MONMOUTH -- Monmouth voters approved a $4 million bond measure that will allow the city's police department to move into the former Boise Cascade building and out of its repurposed library.
The measure, 27-106, passed 59.6 percent to 40.3 percent.
"We're obviously ecstatic with the results. It's very difficult to pass a capital bond for a government building," Monmouth City Manager Scott McClure said.
"A lot of times it's a hard sell. I think that shows support for what the project was itself. We take it as a vote of confidence in how we do business."
The move likely won't take place until the end of 2014 as the process to renovate the facility has just begun.
The city will now begin work to issue the bond itself, a process that will take around three months, McClure said.
An architectural firm will then be brought in to fully design the facility according to the needs of the department and standards required of a modern police station.
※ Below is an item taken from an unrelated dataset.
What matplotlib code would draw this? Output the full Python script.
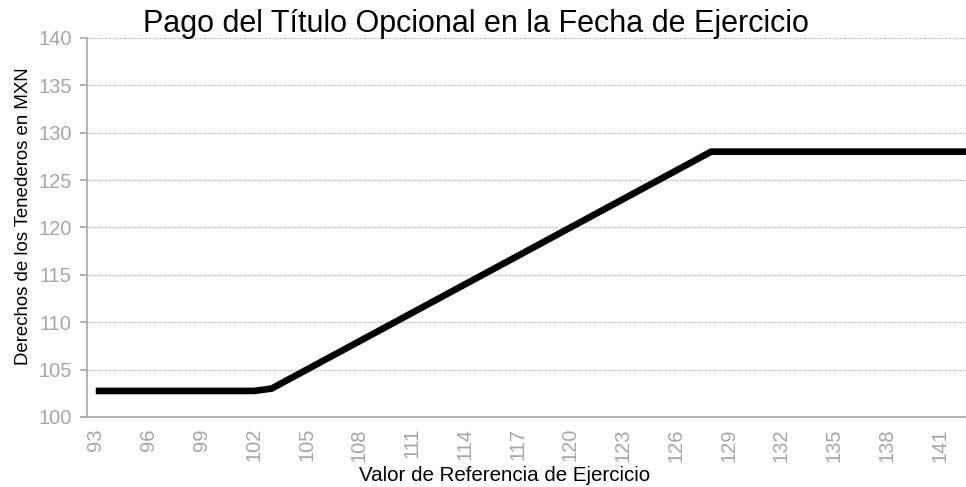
import matplotlib.pyplot as plt
import numpy as np

plt.rcParams['font.family'] = ['Liberation Sans', 'DejaVu Sans']

# Reference value categories (x axis)
strikes = list(range(93, 144))
# Payoff to holders
payoff = [102.75, 102.75, 102.75, 102.75, 102.75, 102.75, 102.75, 102.75, 102.75, 102.75,
          103, 104, 105, 106, 107, 108, 109, 110, 111, 112,
          113, 114, 115, 116, 117, 118, 119, 120, 121, 122,
          123, 124, 125, 126, 127, 128, 128, 128, 128, 128,
          128, 128, 128, 128, 128, 128, 128, 128, 128, 128, 128]
tick_labels = [str(s) for s in strikes[:-1:3]]

title = 'Pago del Título Opcional en la Fecha de Ejercicio'
xlabel = 'Valor de Referencia de Ejercicio'
ylabel = 'Derechos de los Tenederos en MXN'

grey = '#a6a6a6'

fig = plt.figure(figsize=(9.66, 4.87), dpi=100)
ax = fig.add_axes([87 / 966, 1 - 417 / 487, (966 - 87) / 966, (417 - 38) / 487])

ax.plot(strikes, payoff, color='black', linewidth=4.8, solid_joinstyle='miter', solid_capstyle='butt')

ax.set_xlim(92.5, 142.5)
ax.set_ylim(100, 140)
ax.set_yticks(np.arange(100, 141, 5))
ax.set_xticks(strikes[:-1:3])
ax.set_xticklabels(tick_labels, rotation=90)

ax.yaxis.grid(True, color='#b0b0b0', linestyle=(0, (1, 1)), linewidth=0.9)
ax.set_axisbelow(True)

for side in ['top', 'right']:
    ax.spines[side].set_visible(False)
for side in ['left', 'bottom']:
    ax.spines[side].set_color(grey)
    ax.spines[side].set_linewidth(1.2)

ax.tick_params(axis='y', colors=grey, labelsize=14.5, length=5, width=1.2, pad=6)
ax.tick_params(axis='x', colors=grey, labelsize=14.5, length=0, pad=8)

ax.set_xlabel(xlabel, fontsize=14.8, color='black', va='top')
ax.xaxis.set_label_coords(0.4755, -0.129)
ax.set_ylabel(ylabel, fontsize=13.4, color='black', va='center')
ax.yaxis.set_label_coords(-0.0728, 0.53)
fig.text(476 / 966, 1 - 32 / 487, title, ha='center', va='baseline', fontsize=22, color='black')

plt.savefig('out.png', dpi=100)
plt.close()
McClure expects the city to break ground early next year.
"We'll be very much involved throughout the entire process in designing with the architect," Monmouth Police Chief Darrell Tallan said. "We'll make sure the facility is constructed in such a manner that it's the safest. There are some standards and we're obviously going to listen to the professionals and take their advice."
With 40 percent of voters opposing the measure, the city could see some backlash from the community. With measures like this, it's generally not opposition toward the department itself but a reluctance to raise taxes, Tallan said.
"In this case, it's a great opportunity for citizens. To be able to acquire the former Boise Cascade property and do it for a price that minimally raises taxes, it was the right time to do it. We were going to have to move at some point."